What to do:
Where a line in the listing below contains the word "chart", copy that line.

Provided data:
·····

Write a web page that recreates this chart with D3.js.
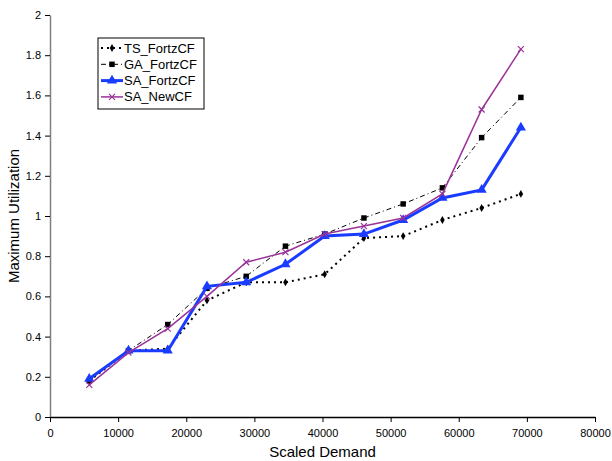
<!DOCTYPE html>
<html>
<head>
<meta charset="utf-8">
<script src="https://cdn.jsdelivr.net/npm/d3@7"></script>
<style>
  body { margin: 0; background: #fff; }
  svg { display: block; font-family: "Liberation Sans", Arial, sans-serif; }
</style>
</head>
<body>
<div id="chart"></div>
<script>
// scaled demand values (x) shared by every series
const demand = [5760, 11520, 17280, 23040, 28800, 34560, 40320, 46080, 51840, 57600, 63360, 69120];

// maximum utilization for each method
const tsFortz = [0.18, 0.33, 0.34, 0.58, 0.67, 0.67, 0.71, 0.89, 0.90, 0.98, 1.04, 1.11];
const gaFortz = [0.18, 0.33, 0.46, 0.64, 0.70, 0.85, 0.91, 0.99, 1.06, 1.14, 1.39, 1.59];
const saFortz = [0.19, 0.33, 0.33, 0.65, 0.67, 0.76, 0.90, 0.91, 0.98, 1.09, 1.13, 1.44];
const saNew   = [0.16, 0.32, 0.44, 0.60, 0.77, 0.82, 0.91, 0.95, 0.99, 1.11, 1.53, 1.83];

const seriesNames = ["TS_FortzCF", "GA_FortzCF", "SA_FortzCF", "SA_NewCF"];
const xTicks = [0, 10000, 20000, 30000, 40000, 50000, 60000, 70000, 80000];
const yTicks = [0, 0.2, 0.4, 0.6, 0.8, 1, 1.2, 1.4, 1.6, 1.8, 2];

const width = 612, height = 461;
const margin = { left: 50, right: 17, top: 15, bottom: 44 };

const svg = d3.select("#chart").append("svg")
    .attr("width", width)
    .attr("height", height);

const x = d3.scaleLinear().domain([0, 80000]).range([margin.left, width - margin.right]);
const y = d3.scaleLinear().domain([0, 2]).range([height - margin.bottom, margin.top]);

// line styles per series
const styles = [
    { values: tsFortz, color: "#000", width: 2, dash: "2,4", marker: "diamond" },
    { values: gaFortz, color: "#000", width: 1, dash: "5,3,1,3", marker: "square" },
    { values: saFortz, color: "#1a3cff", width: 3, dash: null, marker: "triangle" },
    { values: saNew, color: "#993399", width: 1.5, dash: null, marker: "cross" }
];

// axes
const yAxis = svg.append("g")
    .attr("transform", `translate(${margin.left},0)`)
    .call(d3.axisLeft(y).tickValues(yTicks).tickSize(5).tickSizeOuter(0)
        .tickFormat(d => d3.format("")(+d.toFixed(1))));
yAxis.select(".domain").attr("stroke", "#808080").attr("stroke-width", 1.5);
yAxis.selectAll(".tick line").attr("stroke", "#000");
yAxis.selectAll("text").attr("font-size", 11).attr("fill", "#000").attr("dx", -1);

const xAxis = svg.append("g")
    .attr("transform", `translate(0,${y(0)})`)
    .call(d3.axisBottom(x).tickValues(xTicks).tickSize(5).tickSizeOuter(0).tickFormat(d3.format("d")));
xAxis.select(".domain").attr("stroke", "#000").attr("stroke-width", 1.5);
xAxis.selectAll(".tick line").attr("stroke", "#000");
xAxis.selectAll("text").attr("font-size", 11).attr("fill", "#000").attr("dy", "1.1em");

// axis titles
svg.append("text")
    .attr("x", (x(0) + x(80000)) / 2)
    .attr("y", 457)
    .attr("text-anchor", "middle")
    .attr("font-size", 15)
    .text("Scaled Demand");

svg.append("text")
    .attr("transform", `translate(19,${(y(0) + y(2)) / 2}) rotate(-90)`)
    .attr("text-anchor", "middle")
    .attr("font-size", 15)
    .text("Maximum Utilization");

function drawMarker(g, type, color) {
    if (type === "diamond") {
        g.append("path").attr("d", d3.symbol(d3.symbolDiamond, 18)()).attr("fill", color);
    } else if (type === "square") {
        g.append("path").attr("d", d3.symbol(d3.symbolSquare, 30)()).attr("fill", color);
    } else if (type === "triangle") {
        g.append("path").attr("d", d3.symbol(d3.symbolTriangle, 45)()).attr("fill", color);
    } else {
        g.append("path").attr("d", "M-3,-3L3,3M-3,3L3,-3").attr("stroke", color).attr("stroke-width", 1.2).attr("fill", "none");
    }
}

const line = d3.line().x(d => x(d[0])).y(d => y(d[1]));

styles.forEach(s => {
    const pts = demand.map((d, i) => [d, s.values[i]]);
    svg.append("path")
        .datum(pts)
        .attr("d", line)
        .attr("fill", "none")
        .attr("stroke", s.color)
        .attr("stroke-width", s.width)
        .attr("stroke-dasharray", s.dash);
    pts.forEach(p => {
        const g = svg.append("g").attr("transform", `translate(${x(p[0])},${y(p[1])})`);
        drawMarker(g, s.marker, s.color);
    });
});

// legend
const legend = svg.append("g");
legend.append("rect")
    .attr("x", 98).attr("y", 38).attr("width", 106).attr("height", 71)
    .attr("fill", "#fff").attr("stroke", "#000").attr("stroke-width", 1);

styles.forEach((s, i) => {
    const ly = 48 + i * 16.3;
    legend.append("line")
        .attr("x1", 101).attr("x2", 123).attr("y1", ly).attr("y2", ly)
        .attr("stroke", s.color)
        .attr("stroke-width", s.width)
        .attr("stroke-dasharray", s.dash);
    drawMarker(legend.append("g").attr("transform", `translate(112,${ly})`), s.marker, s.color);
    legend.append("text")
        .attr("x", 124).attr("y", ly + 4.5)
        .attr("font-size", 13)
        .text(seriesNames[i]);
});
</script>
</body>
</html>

·····

Completed task:
Write a web page that recreates this chart with D3.js.
<div id="chart"></div>
const svg = d3.select("#chart").append("svg")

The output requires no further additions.